Trusting Video Slot Machines

 Trusting Video Slot Machines

Way back in the late 1980s, before casinos came to Mississippi (or anywhere else in the United States outside Nevada and New Jersey), I was walking through the Flamingo in Las Vegas on a busy Friday night. Rows and rows of slot machines were busy, but as I cruised the aisles, I spotted one empty spot. I made my way past five or six machines, and found a single idle game amidst a slot-playing frenzy.

Why was this single machine idle? It was an early video slot, surrounded by games with mechanical reels. It didn’t have any of the bonus events, sound effects or bells and whistles of modern video slots. It was a three-reel game with fruit symbols that mimicked play on the mechanical games.

I started to plunk my quarters into the slot, and a couple of women on my left told me that they just didn’t like that game, that they felt it could be manipulated.

Games and players have changed, and today video slots are the casino games that are played most.
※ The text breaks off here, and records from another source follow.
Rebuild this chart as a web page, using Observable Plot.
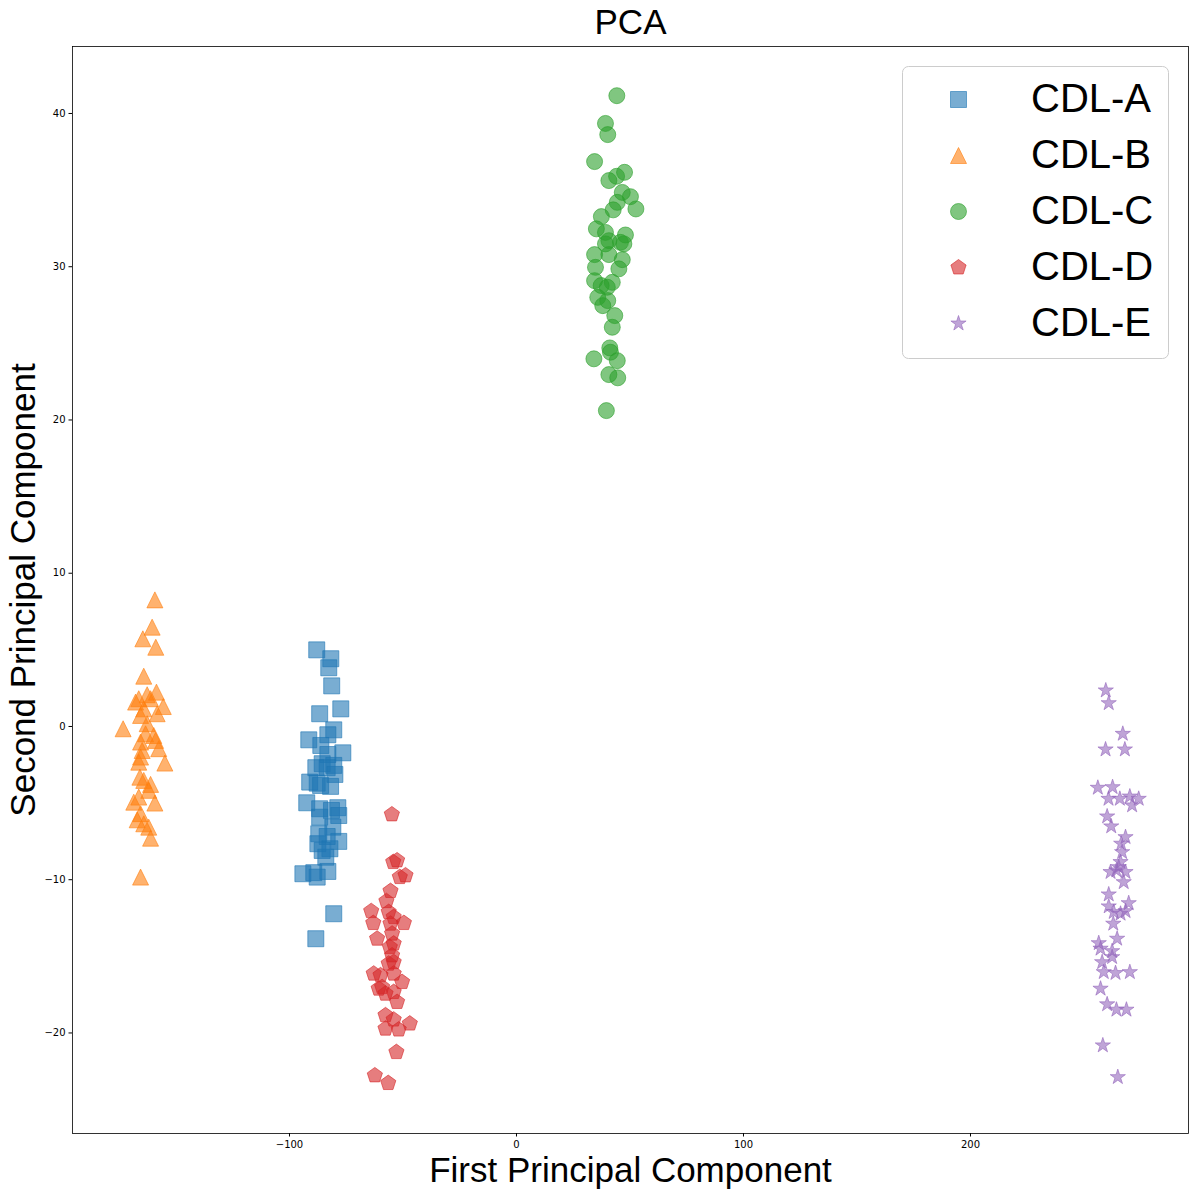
<!DOCTYPE html>
<html>
<head>
<meta charset="utf-8">
<script src="https://cdn.jsdelivr.net/npm/d3@7"></script>
<script src="https://cdn.jsdelivr.net/npm/@observablehq/plot@0.6"></script>
<style>
  body { margin: 0; background: white; }
  #wrap { position: relative; width: 1195px; height: 1194px; }
  #legend { position: absolute; left: 902px; top: 66px; }
</style>
</head>
<body>
<div id="wrap"></div>
<script>
const categories = ["CDL-A", "CDL-B", "CDL-C", "CDL-D", "CDL-E"];
const colors = ["#1f77b4", "#ff7f0e", "#2ca02c", "#d62728", "#9467bd"];
const xTicks = [-100, 0, 100, 200];
const yTicks = [-20, -10, 0, 10, 20, 30, 40];

const aX = [-88.0,-81.8,-82.7,-81.4,-77.4,-86.7,-80.5,-83.1,-91.5,-86.2,-76.5,-83.1,-85.6,-88.4,-80.5,-83.4,-80.0,-91.1,-87.8,-81.9,-86.3,-92.4,-86.7,-78.7,-81.5,-78.3,-86.7,-80.9,-87.1,-78.3,-83.4,-87.5,-82.2,-85.6,-84.0,-94.1,-89.3,-87.8,-83.1,-80.5,-88.4];
const aY = [5.00,4.42,3.83,2.65,1.15,0.83,-0.22,-0.54,-0.87,-1.24,-1.72,-1.83,-2.43,-2.69,-2.54,-2.69,-3.13,-3.63,-3.70,-3.91,-3.85,-4.98,-5.37,-5.30,-5.48,-5.81,-5.92,-6.57,-7.00,-7.50,-7.18,-7.65,-7.98,-8.09,-8.53,-9.61,-9.54,-9.83,-9.46,-12.22,-13.85];

const bX = [-159.3,-160.5,-164.6,-158.9,-164.2,-166.4,-162.7,-161.2,-158.6,-167.8,-155.6,-164.2,-158.3,-165.6,-173.3,-162.7,-163.4,-159.8,-165.6,-159.0,-164.9,-157.6,-154.9,-165.6,-166.4,-165.9,-164.2,-161.2,-162.0,-159.3,-168.6,-166.4,-165.6,-167.1,-164.2,-162.0,-161.2,-165.6];
const bY = [8.26,6.48,5.72,5.17,3.28,1.81,2.07,1.81,2.24,1.59,1.30,1.15,0.83,0.72,-0.15,0.18,-0.48,-0.59,-1.02,-0.91,-1.57,-1.45,-2.39,-2.00,-2.33,-3.31,-3.52,-3.78,-4.17,-5.00,-4.94,-4.61,-5.69,-6.09,-6.35,-6.57,-7.29,-9.83];

const cX = [44.2,39.2,40.2,34.4,40.7,44.1,47.6,46.6,50.2,44.4,42.6,52.6,37.4,35.2,39.2,48.0,40.7,45.8,39.2,47.3,34.4,40.7,46.6,34.8,45.1,34.4,42.2,37.3,40.0,35.8,40.2,38.0,43.3,42.2,41.1,41.4,44.4,34.1,40.7,44.6,39.6];
const cY = [41.16,39.35,38.62,36.86,35.62,35.90,36.16,34.85,34.57,34.20,33.71,33.77,33.27,32.47,32.24,32.07,31.70,31.59,31.49,31.49,30.79,30.79,30.46,29.96,29.86,29.09,28.98,28.77,28.66,28.00,27.79,27.46,26.81,26.05,24.70,24.42,23.87,23.99,22.96,22.75,20.61];

const dX = [-54.9,-54.3,-52.6,-48.9,-51.4,-55.5,-57.3,-64.0,-56.3,-54.1,-63.1,-49.6,-55.5,-54.8,-61.4,-54.1,-55.8,-54.8,-56.3,-54.1,-62.9,-59.9,-54.1,-50.4,-59.2,-60.7,-54.1,-57.7,-52.6,-57.7,-54.1,-47.0,-57.7,-51.9,-52.9,-62.4,-56.5];
const dY = [-5.74,-8.85,-8.74,-9.72,-9.83,-10.74,-11.40,-12.05,-12.11,-12.44,-12.83,-12.83,-12.87,-13.52,-13.85,-14.17,-14.40,-14.94,-15.48,-15.38,-16.13,-16.24,-16.13,-16.68,-17.01,-17.11,-17.33,-17.44,-17.98,-18.85,-19.13,-19.39,-19.72,-19.78,-21.25,-22.77,-23.27];

const eX = [259.6,260.9,267.1,259.5,268.0,256.1,262.6,260.8,265.8,270.2,274.1,271.2,260.2,262.0,268.3,266.4,266.8,266.1,265.3,261.7,264.3,268.3,267.5,260.9,269.7,260.9,263.1,266.1,268.3,262.9,264.6,256.5,257.3,262.4,262.4,258.0,258.7,263.9,270.2,257.3,260.2,264.3,268.7,258.3,264.9];
const eY = [2.35,1.52,-0.48,-1.50,-1.50,-4.00,-3.96,-4.72,-4.72,-4.57,-4.72,-5.15,-5.87,-6.52,-7.22,-7.65,-8.20,-8.85,-9.18,-9.50,-9.39,-9.50,-10.16,-10.96,-11.53,-11.74,-12.11,-12.22,-12.05,-12.87,-13.85,-14.14,-14.50,-14.66,-15.05,-15.38,-16.03,-16.09,-16.03,-17.11,-18.13,-18.48,-18.48,-20.81,-22.88];

// Marker shapes (matplotlib-like): s, ^, o, p, *
const rad = size => Math.sqrt(size / Math.PI);
const symSquare = {draw(c, s) {const r = rad(s); c.moveTo(-r, -r); c.lineTo(r, -r); c.lineTo(r, r); c.lineTo(-r, r); c.closePath();}};
const symTriangle = {draw(c, s) {const r = rad(s); c.moveTo(0, -r); c.lineTo(r, r); c.lineTo(-r, r); c.closePath();}};
const symCircle = {draw(c, s) {const r = rad(s); c.moveTo(r, 0); c.arc(0, 0, r, 0, 2 * Math.PI); c.closePath();}};
const symPentagon = {draw(c, s) {const r = rad(s); for (let k = 0; k < 5; k++) {const a = -Math.PI / 2 + k * 2 * Math.PI / 5; const px = r * Math.cos(a), py = r * Math.sin(a); k ? c.lineTo(px, py) : c.moveTo(px, py);} c.closePath();}};
const symStar = {draw(c, s) {const r = rad(s), ri = r * 0.381966; for (let k = 0; k < 10; k++) {const a = -Math.PI / 2 + k * Math.PI / 5; const rr = k % 2 ? ri : r; const px = rr * Math.cos(a), py = rr * Math.sin(a); k ? c.lineTo(px, py) : c.moveTo(px, py);} c.closePath();}};
const symbols = [symSquare, symTriangle, symCircle, symPentagon, symStar];

const series = [[aX, aY], [bX, bY], [cX, cY], [dX, dY], [eX, eY]];
const tables = series.map(([xs, ys]) => xs.map((x, i) => ({x, y: ys[i]})));

const R = 8;
const fmt = d3.format("d");
const labelFont = "Liberation Sans, Arial, sans-serif";

const chart = Plot.plot({
  width: 1195,
  height: 1194,
  marginLeft: 72,
  marginRight: 7,
  marginTop: 46,
  marginBottom: 61,
  style: {fontFamily: "DejaVu Sans", fontSize: "10px", color: "black", background: "white", overflow: "visible"},
  x: {domain: [-195.59, 296.04]},
  y: {domain: [-26.56, 44.37]},
  marks: [
    ...tables.map((t, i) => Plot.dot(t, {
      x: "x", y: "y", r: R, symbol: symbols[i],
      fill: colors[i], fillOpacity: 0.6,
      stroke: colors[i], strokeOpacity: 0.6, strokeWidth: 1
    })),
    Plot.frame({stroke: "black", strokeWidth: 0.8}),
    Plot.axisX({ticks: xTicks, tickSize: 3.5, tickPadding: 3.5, tickFormat: fmt, label: null, anchor: "bottom"}),
    Plot.axisY({ticks: yTicks, tickSize: 3.5, tickPadding: 3.5, tickFormat: fmt, label: null, anchor: "left"}),
    Plot.text(["PCA"], {frameAnchor: "top", lineAnchor: "bottom", dy: -13, fontSize: 35, fontFamily: labelFont, fill: "black"}),
    Plot.text(["First Principal Component"], {frameAnchor: "bottom", lineAnchor: "bottom", dy: 48, fontSize: 35, fontFamily: labelFont, fill: "black"}),
    Plot.text(["Second Principal Component"], {frameAnchor: "left", textAnchor: "middle", lineAnchor: "bottom", rotate: -90, dx: -38, dy: 0, fontSize: 35, fontFamily: labelFont, fill: "black"})
  ]
});
document.getElementById("wrap").appendChild(chart);

// Legend (upper right, matplotlib style)
const lw = 266, lh = 292;
const leg = d3.select("#wrap").append("svg")
  .attr("id", "legend").attr("width", lw + 2).attr("height", lh + 2);
leg.append("rect").attr("x", 0.5).attr("y", 0.5).attr("width", lw).attr("height", lh)
  .attr("rx", 6).attr("ry", 6)
  .attr("fill", "white").attr("fill-opacity", 0.8).attr("stroke", "#cccccc").attr("stroke-width", 1);
categories.forEach((name, i) => {
  const cy = 33.5 + i * 56;
  leg.append("path")
    .attr("transform", `translate(56.5,${cy})`)
    .attr("d", d3.symbol(symbols[i], Math.PI * R * R)())
    .attr("fill", colors[i]).attr("fill-opacity", 0.6)
    .attr("stroke", colors[i]).attr("stroke-opacity", 0.6).attr("stroke-width", 1);
  leg.append("text")
    .attr("x", 129).attr("y", cy + 12.5)
    .attr("font-family", labelFont).attr("font-size", 40)
    .attr("fill", "black")
    .text(name);
});
</script>
</body>
</html>
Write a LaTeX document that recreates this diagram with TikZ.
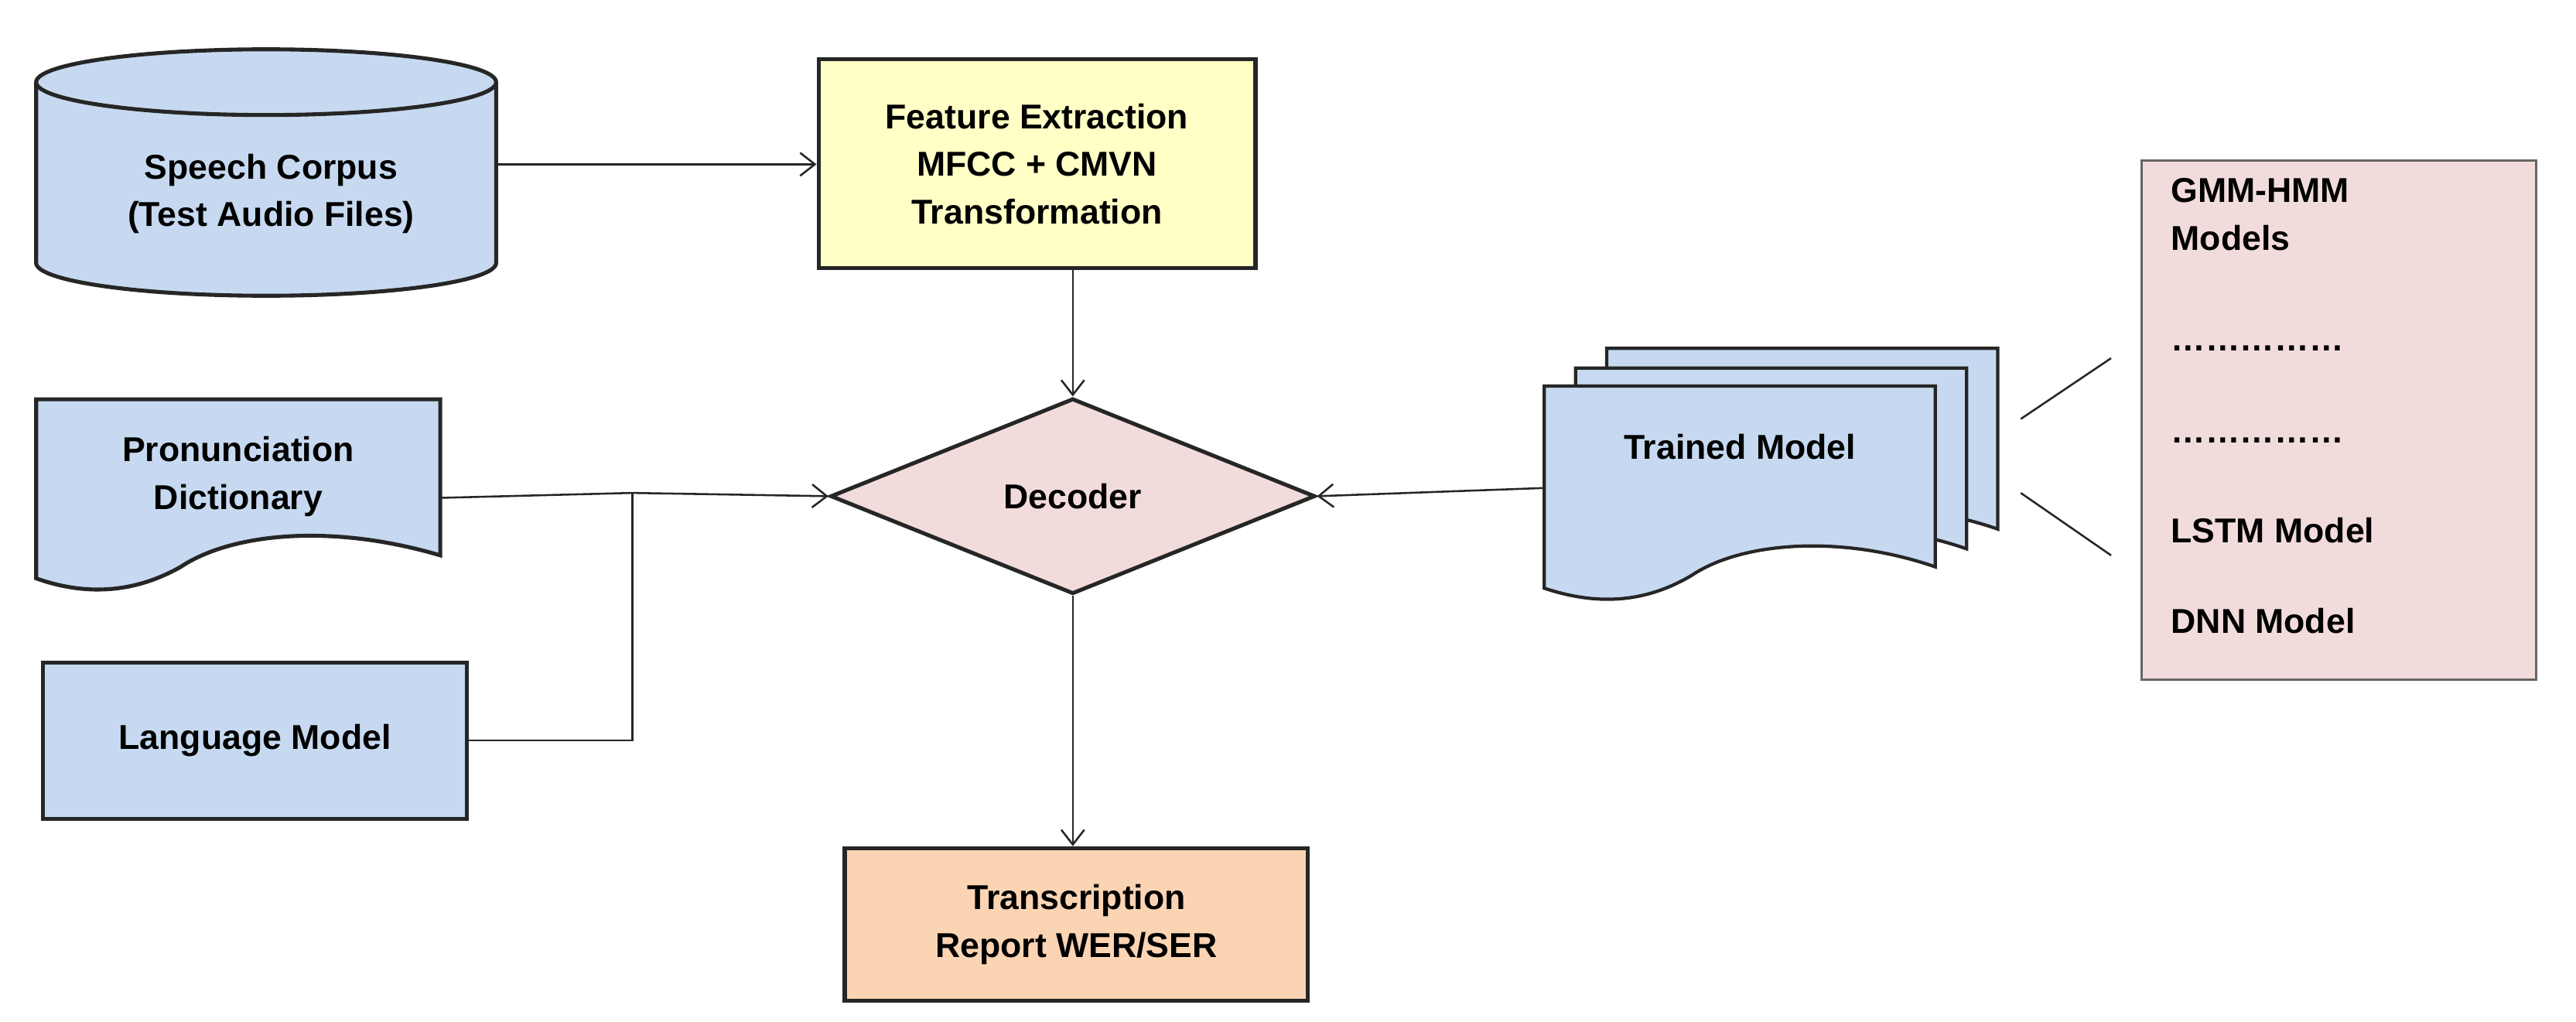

Still, I sometimes get e-mails from players who just don’t trust the video games. “They’re too much like computers,” one player told me. “You can program a computer to do anything.”

He didn’t seem to have the same aversion about games with mechanical reels, yet all modern slot machines are computerized, whether they have video screens or spinning reels. Whether you’re looking at reels or a video screen. The display you see is just a representation of a game that’s being played inside, in the game’s random number generator program.

There’s no manipulating of results while you’re playing. All games have to meet legal standards for randomness, and video or not, the game remains as random as humans can program a computer to be.